Et ce set qui casse tout, on y a effectivement droit. Non seulement le plutôt agile (vu le gabarit du bestiau) Jake Collinson au micro se montre aussi énervé que si l’intégralité des festivaliers avait insulté sa famille, mais en plus le gros son est au rendez-vous. Judiciary, pour faire simple, c’est du hardcore metal riche en riffs thrash/death à la All Out War, en plus dynamique et 100 % orienté bagarre. Texan, quoi. Quasiment tout leur unique album Surface Noise y passe avant qu’ils n’achèvent les derniers coreux encore debout avec l’appel au mosh « Axis of Equality » de l’EP du même nom. This is Hardcore.
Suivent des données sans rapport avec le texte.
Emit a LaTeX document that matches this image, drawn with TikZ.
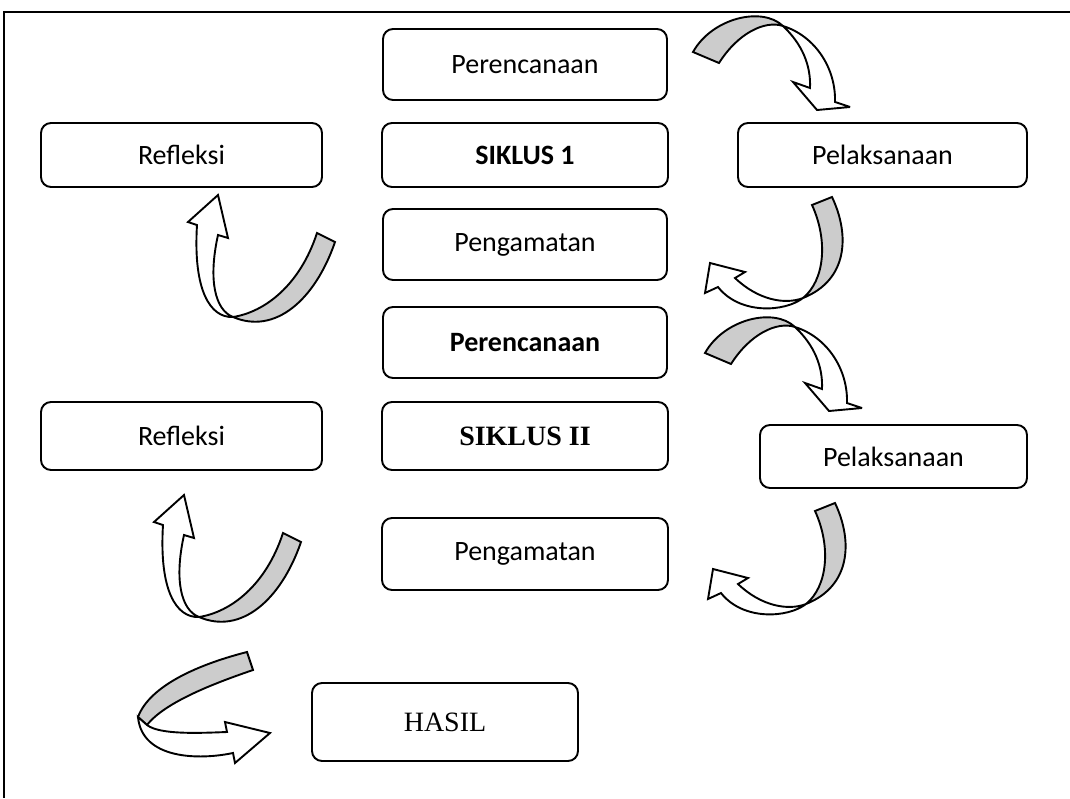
\documentclass[tikz,border=0pt]{standalone}
\usepackage{fontspec}
\setmainfont{Carlito}
\newfontfamily\timesfont{Liberation Serif}
\definecolor{band}{RGB}{204,204,204}
\begin{document}
\begin{tikzpicture}[x=1pt,y=-1pt,
  box/.style={draw, line width=1.9pt, rounded corners=10pt, inner sep=0pt, font=\fontsize{28}{32}\selectfont},
  ribbon/.style={draw, line width=1.9pt, line join=miter, miter limit=4},
  back/.style={ribbon, fill=band},
  front/.style={ribbon, fill=white}]
\useasboundingbox (0,0) rectangle (1070,798);
% frame lines
\draw[line width=2.4pt] (1070,12) -- (4,12) -- (4,798);

% boxes
\node[box, minimum width=284pt, minimum height=71pt] (per1) at (525,64.5) {Perencanaan};
\node[box, minimum width=286pt, minimum height=64pt] (sik1) at (525,155) {\bfseries SIKLUS 1};
\node[box, minimum width=281pt, minimum height=64pt] (ref1) at (181.5,155) {Refleksi};
\node[box, minimum width=289pt, minimum height=64pt] (pel1) at (882.5,155) {Pelaksanaan};
\node[box, minimum width=284pt, minimum height=71pt] (peng1) at (525,244.5) {Pengamatan};
\node[box, minimum width=284pt, minimum height=71pt] (per2) at (525,342.5) {\bfseries Perencanaan};
\node[box, minimum width=281pt, minimum height=68pt] (ref2) at (181.5,436) {Refleksi};
\node[box, minimum width=286pt, minimum height=68pt] (sik2) at (525,436) {\timesfont\bfseries SIKLUS II};
\node[box, minimum width=267pt, minimum height=63pt] (pel2) at (893.5,456.5) {Pelaksanaan};
\node[box, minimum width=286pt, minimum height=72pt] (peng2) at (525,554) {Pengamatan};
\node[box, minimum width=266pt, minimum height=78pt] (hasil) at (445,722) {\timesfont HASIL};

% Type A: curved down arrows (Perencanaan -> Pelaksanaan)
\foreach \sx/\sy in {0/0, 12/301}{
\begin{scope}[shift={(\sx,\sy)}]
\path[back] (693,52) .. controls (712,18) and (762,6) .. (783,26)
  .. controls (765,20) and (738,33) .. (719,63) -- cycle;
\path[front] (783,26) .. controls (802,44) and (811,65) .. (810,88)
  -- (793,82) -- (817,110) -- (850,107) -- (835,102)
  .. controls (836,68) and (815,36) .. (783,26) -- cycle;
\end{scope}}

% Type B: curved left arrows (Pelaksanaan -> Pengamatan)
\foreach \sx/\sy in {0/0, 3/306}{
\begin{scope}[shift={(\sx,\sy)}]
\path[back] (832,197) .. controls (850,235) and (848,280) .. (803,298)
  .. controls (825,280) and (828,240) .. (812,205) -- cycle;
\path[front] (803,298) .. controls (785,305) and (758,300) .. (735,278)
  -- (745,272) -- (710,263) -- (705,293) -- (718,287)
  .. controls (740,315) and (785,312) .. (803,298) -- cycle;
\end{scope}}

% Type C: curved up arrows (Pengamatan -> Refleksi)
\foreach \sx/\sy in {0/0, -34/300}{
\begin{scope}[shift={(\sx,\sy)}]
\path[back] (317,233) .. controls (300,285) and (265,312) .. (233,317)
  .. controls (275,335) and (315,300) .. (335,242) -- cycle;
\path[front] (233,317) .. controls (210,318) and (193,290) .. (197,225)
  -- (188,222) -- (218,195) -- (228,238) -- (218,235)
  .. controls (208,280) and (215,310) .. (233,317) -- cycle;
\end{scope}}

% Type D: curved right arrow (Refleksi -> HASIL)
\path[back] (247,652) .. controls (200,664) and (150,685) .. (138,717)
  -- (147,725) .. controls (165,702) and (215,683) .. (253,670) -- cycle;
\path[front] (138,717) .. controls (142,760) and (200,760) .. (233,753)
  -- (235,763) -- (270,733) -- (225,722) -- (227,732)
  .. controls (200,733) and (160,735) .. (147,725) -- cycle;
\end{tikzpicture}
\end{document}
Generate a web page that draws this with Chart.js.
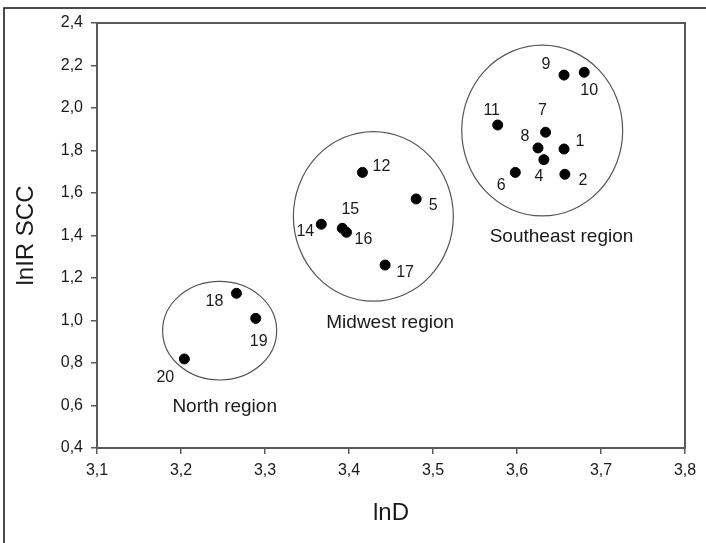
<!DOCTYPE html>
<html lang="en">
<head>
    <meta charset="UTF-8">
    <title>lnIR SCC vs lnD</title>
    <script src="https://cdn.jsdelivr.net/npm/chart.js@4.4.1/dist/chart.umd.min.js"></script>
    <style>
        body {
            margin: 0;
            background-color: white;
        }
        #chart {
            display: block;
        }
    </style>
</head>
<body>
    <canvas id="chart" width="706" height="543"></canvas>

    <script>
        // farm ids (3 and 13 are not in the plot)
        const ids = [1, 2, 4, 5, 6, 7, 8, 9, 10, 11, 12, 14, 15, 16, 17, 18, 19, 20];
        const lnD = [3.656, 3.657, 3.632, 3.480, 3.598, 3.634, 3.625, 3.656, 3.680, 3.577,
                     3.416, 3.367, 3.392, 3.397, 3.443, 3.266, 3.289, 3.204];
        const lnIRSCC = [1.807, 1.688, 1.757, 1.572, 1.697, 1.886, 1.812, 2.155, 2.168, 1.920,
                         1.697, 1.453, 1.434, 1.415, 1.261, 1.128, 1.010, 0.819];

        const xTicks = [3.1, 3.2, 3.3, 3.4, 3.5, 3.6, 3.7, 3.8];
        const yTicks = [0.4, 0.6, 0.8, 1.0, 1.2, 1.4, 1.6, 1.8, 2.0, 2.2, 2.4];

        // region ellipses (data units) and their captions
        const regionNames = ['Southeast region', 'Midwest region', 'North region'];
        const regionCenterX = [3.630, 3.429, 3.246];
        const regionCenterY = [1.894, 1.490, 0.952];
        const regionRadiusX = [0.0958, 0.0952, 0.0679];
        const regionRadiusY = [0.402, 0.399, 0.232];
        const regionLabelX = [3.653, 3.449, 3.252];
        const regionLabelY = [1.394, 0.987, 0.594];

        // where each number sits next to its dot, in pixels
        const labelOffsets = [
            [16, -7], [18, 6], [-5, 17], [17, 7], [-14, 13], [-3, -22], [-13, -11], [-18, -10], [5, 18],
            [-6, -14], [19, -6], [-16, 7], [8, -19], [17, 7], [20, 8], [-22, 8], [3, 23], [-19, 19]
        ];

        const fmt = v => v.toFixed(1).replace('.', ',');
        const textColor = '#1a1a1a';
        const lineColor = '#5a5a5a';

        const annotations = {
            id: 'annotations',
            beforeDraw(chart) {
                const ctx = chart.ctx;
                ctx.save();
                ctx.fillStyle = 'white';
                ctx.fillRect(0, 0, chart.width, chart.height);
                // outer frame (top and left only are visible)
                ctx.strokeStyle = '#111';
                ctx.lineWidth = 1.5;
                ctx.beginPath();
                ctx.moveTo(4, chart.height);
                ctx.lineTo(4, 8);
                ctx.lineTo(chart.width, 8);
                ctx.stroke();
                ctx.restore();
            },
            afterDatasetsDraw(chart) {
                const ctx = chart.ctx;
                const xs = chart.scales.x;
                const ys = chart.scales.y;
                const area = chart.chartArea;
                ctx.save();

                // plot box
                ctx.strokeStyle = lineColor;
                ctx.lineWidth = 2;
                ctx.strokeRect(area.left, area.top, area.right - area.left, area.bottom - area.top);

                // ellipses
                ctx.strokeStyle = '#555';
                ctx.lineWidth = 1.2;
                regionNames.forEach((name, i) => {
                    const cx = xs.getPixelForValue(regionCenterX[i]);
                    const cy = ys.getPixelForValue(regionCenterY[i]);
                    const rx = xs.getPixelForValue(regionCenterX[i] + regionRadiusX[i]) - cx;
                    const ry = cy - ys.getPixelForValue(regionCenterY[i] + regionRadiusY[i]);
                    ctx.beginPath();
                    ctx.ellipse(cx, cy, rx, ry, 0, 0, Math.PI * 2);
                    ctx.stroke();
                });

                ctx.fillStyle = textColor;
                ctx.textAlign = 'center';
                ctx.textBaseline = 'middle';

                ctx.font = '19px "Liberation Sans", Arial, sans-serif';
                regionNames.forEach((name, i) => {
                    ctx.fillText(name, xs.getPixelForValue(regionLabelX[i]), ys.getPixelForValue(regionLabelY[i]));
                });

                ctx.font = '16px "Liberation Sans", Arial, sans-serif';
                ids.forEach((id, i) => {
                    const px = xs.getPixelForValue(lnD[i]) + labelOffsets[i][0];
                    const py = ys.getPixelForValue(lnIRSCC[i]) + labelOffsets[i][1];
                    ctx.fillText(String(id), px, py);
                });
                ctx.restore();
            }
        };

        const tickFont = {family: '"Liberation Sans", Arial, sans-serif', size: 16};
        const titleFont = {family: '"Liberation Sans", Arial, sans-serif', size: 24};

        new Chart(document.getElementById('chart'), {
            type: 'scatter',
            data: {
                datasets: [{
                    label: 'farms',
                    data: ids.map((id, i) => ({x: lnD[i], y: lnIRSCC[i]})),
                    backgroundColor: '#000',
                    borderColor: '#000',
                    pointRadius: 5,
                    pointHoverRadius: 5
                }]
            },
            options: {
                responsive: false,
                devicePixelRatio: 1,
                animation: false,
                layout: {
                    padding: {left: 0, right: 21, top: 23, bottom: 0}
                },
                plugins: {
                    legend: {display: false},
                    tooltip: {enabled: false}
                },
                scales: {
                    x: {
                        type: 'linear',
                        min: 3.1,
                        max: 3.8,
                        afterBuildTicks: s => { s.ticks = xTicks.map(v => ({value: v})); },
                        afterFit: s => { s.height = 95; },
                        border: {display: false},
                        grid: {drawOnChartArea: false, drawTicks: true, tickLength: 6, color: lineColor, lineWidth: 1.5},
                        ticks: {
                            font: tickFont,
                            color: textColor,
                            padding: 7,
                            maxRotation: 0,
                            callback: v => fmt(v)
                        },
                        title: {
                            display: true,
                            text: 'lnD',
                            font: titleFont,
                            color: textColor,
                            padding: {top: 0, bottom: 15}
                        }
                    },
                    y: {
                        type: 'linear',
                        min: 0.4,
                        max: 2.4,
                        afterBuildTicks: s => { s.ticks = yTicks.map(v => ({value: v})); },
                        afterFit: s => { s.width = 97; },
                        border: {display: false},
                        grid: {drawOnChartArea: false, drawTicks: true, tickLength: 6, color: lineColor, lineWidth: 1.5},
                        ticks: {
                            font: tickFont,
                            color: textColor,
                            padding: 8,
                            callback: v => fmt(v)
                        },
                        title: {
                            display: true,
                            text: 'lnIR SCC',
                            font: titleFont,
                            color: textColor,
                            padding: {top: 12, bottom: 0}
                        }
                    }
                }
            },
            plugins: [annotations]
        });
    </script>
</body>
</html>
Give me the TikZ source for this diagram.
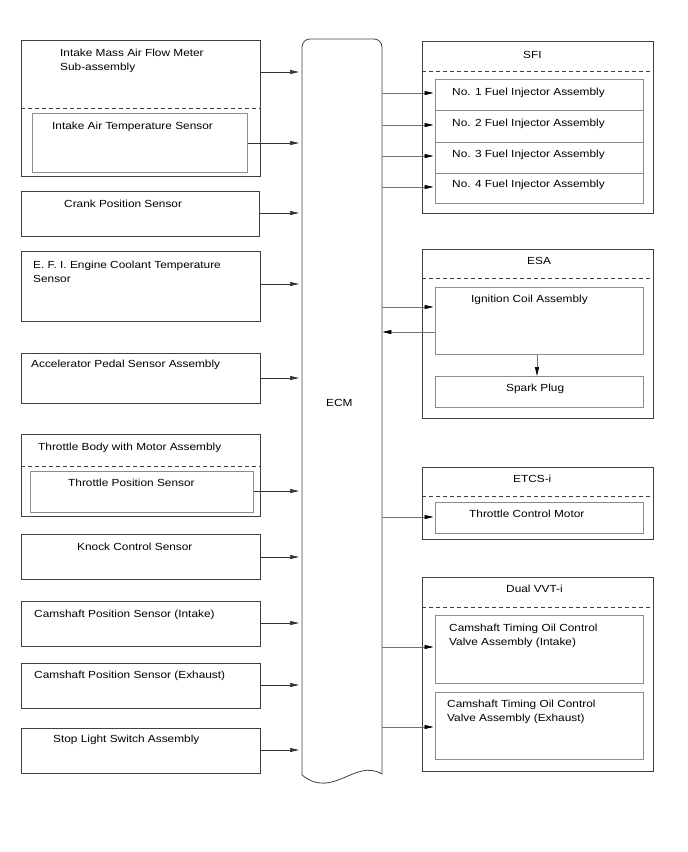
\documentclass[tikz,border=0pt]{standalone}
\usepackage{fontspec}
\setmainfont{Liberation Sans}[FakeStretch=1.15]
\usetikzlibrary{arrows.meta}
\newcommand\mybox[6]{\node[#6, anchor=north west, inner sep=0pt, minimum width={(#4-#2)*1pt}, minimum height={(#5-#3)*1pt}] (#1) at (#2,#3) {};}
\begin{document}
\begin{tikzpicture}[x=1pt,y=-1pt,
  outer/.style={draw=black!75, line width=0.8pt},
  inner/.style={draw=black!45, line width=0.8pt},
  dsh/.style={draw=black!75, line width=0.7pt, dash pattern=on 4pt off 3pt},
  txt/.style={font=\fontsize{10.3}{14}\selectfont, inner sep=0pt, anchor=base west, align=left},
  larr/.style={draw=black!80, line width=0.7pt, -{Triangle[length=9pt,width=4pt]}, shorten >=3pt},
  rarr/.style={draw=black!55, line width=0.7pt, -{Triangle[length=9pt,width=4pt,fill=black,color=black]}, shorten >=1.5pt},
]
\useasboundingbox (0,0) rectangle (688,852);
% ECM
\node[inner sep=0pt, minimum width=80pt, minimum height=736pt, anchor=north west] (ecm) at (302,39) {};
\draw[draw=black!75, line width=0.8pt] (ecm.west |- 0,775) -- (302,47) arc[start angle=180, end angle=90, radius=8pt] -- (374,39) arc[start angle=90, end angle=0, radius=8pt] -- (382,774)
  .. controls (355,758) and (333,800) .. (302,775);
\node[txt] (tecm) at (326,406) {ECM};
% left side
\mybox{maf}{21}{40}{260}{176}{outer}
\draw[dsh] (maf.west |- 0,108) -- (maf.east |- 0,108);
\mybox{iat}{32}{113}{247}{172}{inner}
\node[txt] (tmaf) at (60,70) {Intake Mass Air Flow Meter\\Sub-assembly};
\node[txt] (tiat) at (52,129) {Intake Air Temperature Sensor};
\mybox{crank}{21}{191}{259}{236}{outer}
\node[txt] (tcrank) at (64,207) {Crank Position Sensor};
\mybox{ect}{21}{251}{260}{321}{outer}
\node[txt] (tect) at (33,282) {E. F. I. Engine Coolant Temperature\\Sensor};
\mybox{app}{21}{353}{260}{403}{outer}
\node[txt] (tapp) at (31,367) {Accelerator Pedal Sensor Assembly};
\mybox{tb}{21}{434}{260}{516}{outer}
\draw[dsh] (tb.west |- 0,466) -- (tb.east |- 0,466);
\mybox{tps}{30}{471}{253}{512}{inner}
\node[txt] (ttb) at (38,450) {Throttle Body with Motor Assembly};
\node[txt] (ttps) at (68,486) {Throttle Position Sensor};
\mybox{knock}{21}{534}{260}{579}{outer}
\node[txt] (tknock) at (77,550) {Knock Control Sensor};
\mybox{cmi}{21}{601}{260}{646}{outer}
\node[txt] (tcmi) at (34,617) {Camshaft Position Sensor (Intake)};
\mybox{cme}{21}{663}{260}{708}{outer}
\node[txt] (tcme) at (34,678) {Camshaft Position Sensor (Exhaust)};
\mybox{stop}{21}{728}{260}{773}{outer}
\node[txt] (tstop) at (53,742) {Stop Light Switch Assembly};
% left arrows
\draw[larr] (maf.east |- 0,72) -- (ecm.west |- 0,72);
\draw[larr] (iat.east |- 0,143) -- (ecm.west |- 0,143);
\draw[larr] (crank.east |- 0,213) -- (ecm.west |- 0,213);
\draw[larr] (ect.east |- 0,284) -- (ecm.west |- 0,284);
\draw[larr] (app.east |- 0,378) -- (ecm.west |- 0,378);
\draw[larr] (tps.east |- 0,491) -- (ecm.west |- 0,491);
\draw[larr] (knock.east |- 0,557) -- (ecm.west |- 0,557);
\draw[larr] (cmi.east |- 0,623) -- (ecm.west |- 0,623);
\draw[larr] (cme.east |- 0,685) -- (ecm.west |- 0,685);
\draw[larr] (stop.east |- 0,750) -- (ecm.west |- 0,750);
% SFI
\mybox{sfi}{422}{41}{653}{213}{outer}
\draw[dsh] (sfi.west |- 0,71) -- (sfi.east |- 0,71);
\node[txt] (tsfi) at (523,58) {SFI};
\mybox{inj1}{435}{79}{643}{110}{inner}
\mybox{inj2}{435}{110}{643}{142}{inner}
\mybox{inj3}{435}{142}{643}{173}{inner}
\mybox{inj4}{435}{173}{643}{203}{inner}
\node[txt] (tinj1) at (452,95) {No. 1 Fuel Injector Assembly};
\node[txt] (tinj2) at (452,126) {No. 2 Fuel Injector Assembly};
\node[txt] (tinj3) at (452,157) {No. 3 Fuel Injector Assembly};
\node[txt] (tinj4) at (452,187) {No. 4 Fuel Injector Assembly};
\draw[rarr] (ecm.east |- 0,93) -- (inj1.west |- 0,93);
\draw[rarr] (ecm.east |- 0,125) -- (inj2.west |- 0,125);
\draw[rarr] (ecm.east |- 0,156) -- (inj3.west |- 0,156);
\draw[rarr] (ecm.east |- 0,187) -- (inj4.west |- 0,187);
% ESA
\mybox{esa}{422}{249}{653}{418}{outer}
\draw[dsh] (esa.west |- 0,278) -- (esa.east |- 0,278);
\node[txt] (tesa) at (527,264) {ESA};
\mybox{ign}{435}{287}{643}{354}{inner}
\mybox{spark}{435}{376}{643}{407}{inner}
\node[txt] (tign) at (471,302) {Ignition Coil Assembly};
\node[txt] (tspark) at (506,391) {Spark Plug};
\draw[rarr] (ecm.east |- 0,307) -- (ign.west |- 0,307);
\draw[rarr, shorten >=0pt] (ign.west |- 0,332) -- (ecm.east |- 0,332);
\draw[rarr, shorten >=0pt] (ign.south -| 537,0) -- (spark.north -| 537,0);
% ETCS-i
\mybox{etcs}{422}{467}{653}{539}{outer}
\draw[dsh] (etcs.west |- 0,496) -- (etcs.east |- 0,496);
\node[txt] (tetcs) at (513,482) {ETCS-i};
\mybox{tcm}{435}{502}{643}{533}{inner}
\node[txt] (ttcm) at (469,517) {Throttle Control Motor};
\draw[rarr] (ecm.east |- 0,517) -- (tcm.west |- 0,517);
% Dual VVT-i
\mybox{vvt}{422}{577}{653}{771}{outer}
\draw[dsh] (vvt.west |- 0,607) -- (vvt.east |- 0,607);
\node[txt] (tvvt) at (506,592) {Dual VVT-i};
\mybox{ocv1}{435}{615}{643}{683}{inner}
\mybox{ocv2}{435}{692}{643}{759}{inner}
\node[txt] (tocv1) at (449,645) {Camshaft Timing Oil Control\\Valve Assembly (Intake)};
\node[txt] (tocv2) at (447,721) {Camshaft Timing Oil Control\\Valve Assembly (Exhaust)};
\draw[rarr] (ecm.east |- 0,647) -- (ocv1.west |- 0,647);
\draw[rarr] (ecm.east |- 0,727) -- (ocv2.west |- 0,727);
\end{tikzpicture}
\end{document}
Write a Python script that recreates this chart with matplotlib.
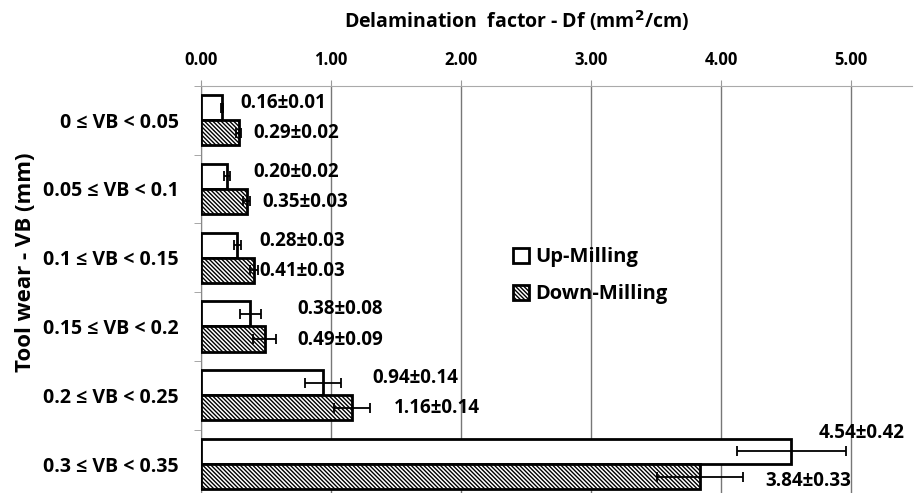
import matplotlib
matplotlib.use('Agg')
import matplotlib.pyplot as plt
import numpy as np
from matplotlib.patches import Patch

plt.rcParams['font.family'] = ['Open Sans', 'DejaVu Sans']
plt.rcParams['hatch.linewidth'] = 1.0

# data
categories = ['0 ≤ VB < 0.05', '0.05 ≤ VB < 0.1', '0.1 ≤ VB < 0.15',
              '0.15 ≤ VB < 0.2', '0.2 ≤ VB < 0.25', '0.3 ≤ VB < 0.35']
up_mean = [0.16, 0.20, 0.28, 0.38, 0.94, 4.54]
up_err = [0.01, 0.02, 0.03, 0.08, 0.14, 0.42]
down_mean = [0.29, 0.35, 0.41, 0.49, 1.16, 3.84]
down_err = [0.02, 0.03, 0.03, 0.09, 0.14, 0.33]
x_ticks = [0, 1, 2, 3, 4, 5]

# label positions (data x)
up_label_x = [0.30, 0.40, 0.45, 0.74, 1.32, 4.75]
down_label_x = [0.40, 0.47, 0.45, 0.74, 1.48, 4.34]

fig = plt.figure(figsize=(9.14, 4.93), dpi=100)
ax = fig.add_axes([0.22, -0.011, 0.778, 0.837])

hatch = '\\' * 8

y = np.arange(len(categories))
h = 0.365
ax.barh(y - h / 2, up_mean, height=h, color='white', edgecolor='black',
        linewidth=2, zorder=3)
ax.barh(y + h / 2, down_mean, height=h, color='white', edgecolor='black',
        linewidth=2, hatch=hatch, zorder=3)
ax.errorbar(up_mean, y - h / 2, xerr=up_err, fmt='none', ecolor='black',
            elinewidth=1.3, capsize=3.5, capthick=1.3, zorder=4)
ax.errorbar(down_mean, y + h / 2, xerr=down_err, fmt='none', ecolor='black',
            elinewidth=1.3, capsize=3.5, capthick=1.3, zorder=4)

for i in range(len(categories)):
    up_dy = -0.25 if i < len(categories) - 1 else -0.45
    down_dy = 0.19 if i < len(categories) - 1 else 0.24
    ax.text(up_label_x[i], y[i] + up_dy, f'{up_mean[i]:.2f}±{up_err[i]:.2f}',
            ha='left', va='center', fontsize=13.5, fontweight='bold', zorder=5)
    ax.text(down_label_x[i], y[i] + down_dy, f'{down_mean[i]:.2f}±{down_err[i]:.2f}',
            ha='left', va='center', fontsize=13.5, fontweight='bold', zorder=5)

ax.set_xlim(0, 5.47)
ax.set_ylim(len(categories) - 0.5, -0.5)
ax.xaxis.tick_top()
ax.xaxis.set_label_position('top')
ax.set_xticks(x_ticks)
ax.set_xticklabels([f'{v:.2f}' for v in x_ticks], fontsize=12, fontweight='bold')
ax.tick_params(axis='x', length=4, color='#999999', pad=8)
ax.set_xlabel('Delamination  factor - Df (mm$^\\mathbf{2}$/cm)', fontsize=14,
              fontweight='bold')
ax.xaxis.set_label_coords(0.443, 1.128)
ax.xaxis.label.set_va('bottom')

ax.set_yticks(y)
ax.set_yticklabels(categories, fontsize=14, fontweight='bold')
ax.tick_params(axis='y', length=0, pad=16)
ax.set_yticks(np.arange(len(categories) + 1) - 0.5, minor=True)
ax.tick_params(axis='y', which='minor', length=5, color='#999999')
ax.set_ylabel('Tool wear - VB (mm)', fontsize=16, fontweight='bold')
ax.yaxis.set_label_coords(-0.2475, 0.573)
ax.yaxis.label.set_va('center')

ax.grid(axis='x', color='#777777', linewidth=1, zorder=0)
ax.set_axisbelow(True)
for side in ['right', 'bottom']:
    ax.spines[side].set_visible(False)
ax.spines['top'].set_color('#aaaaaa')
ax.spines['left'].set_color('#888888')

handles = [Patch(facecolor='white', edgecolor='black', linewidth=2),
           Patch(facecolor='white', edgecolor='black', linewidth=2, hatch=hatch)]
fig.legend(handles, ['Up-Milling', 'Down-Milling'], loc='upper left',
           bbox_to_anchor=(0.541, 0.535), frameon=False, handlelength=0.8,
           handleheight=0.8, handletextpad=0.3, labelspacing=0.85,
           prop={'size': 14.5, 'weight': 'bold'})

fig.savefig('out.png', dpi=100)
Regarde les Hommes Tomber et Hangman’s Chair ayant chacun de leur côté triomphé quelques jours plus tôt, leur collaboration s’annonce comme une célébration. Bien sûr, à trois guitares, deux batteries, deux basses et deux chants, le risque est grand que l’ensemble tourne à la bouillie difficilement intelligible ou à la jam qui s’étire en longueur. Mais comme c’est déjà la troisième fois qu’ils se prêtent à l’exercice, le show s’avère très carré. Ces réinterprétations en mode big band de titres de chacun des deux groupes ont quelque chose d’inédit et fonctionnent particulièrement bien sur ceux de Hangman’s Chair (les guitaristes de RLHT ont l’air de s’éclater à les jouer). On ne retrouve pas la précision et l’ampleur de leurs sets respectifs, mais ces quarante-cinq minutes constituent un bonus formidable qu’on aimerait voir immortalisé un jour sur vinyle.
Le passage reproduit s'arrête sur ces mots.